Connecting Colonial New Jersey
Abstract
Using the case of colonial New Jersey, I argue that the mastery of mid-scale mobility signaled an important metamorphosis toward American nationhood. It marked the integration of people, place, and government. For 17th-century America, midscale mobility is more properly associated with Native Americans. American colonists immediately incorporated large-scale and local-scale movement. But midscale mobility, that is, regular coverage of regional distances, waited until the mid-18th century. Until then colonists moved much less comfortably through the landscape, adopting the paths shaped by others before them. Gradually the colonists adapted the paths, widened them, and constructed new roads, forming a regional transportation network.

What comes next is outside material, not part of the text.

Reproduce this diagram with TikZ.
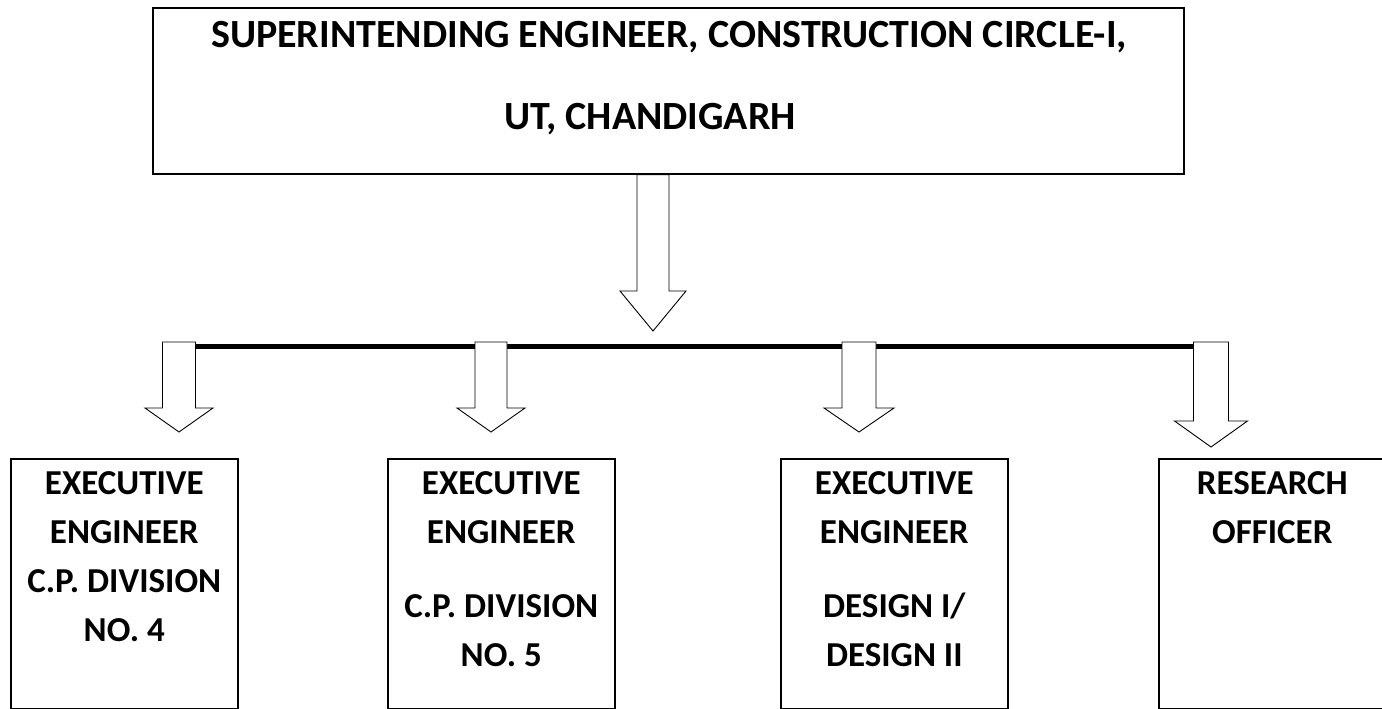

Demand came from diverse needs of life-to conduct business, worship, socialize, participate in civic life-and road construction fed further demand and increased interaction, and led to further construction. By the American Revolution, the road was an everyday part of life that linked the New Jersey colonists world and reoriented their social, economic, and political expectations. Colonial government played a key role in the development of the transportation network, designating where and how roads were to be built, mediating conflict over them, weaving New Jersey into an effective mid-scale governmental unit; it thus demonstrated its own usefulness. These changes together undergirded the next stage, New Jersey's joining together with comparable units to form the United States.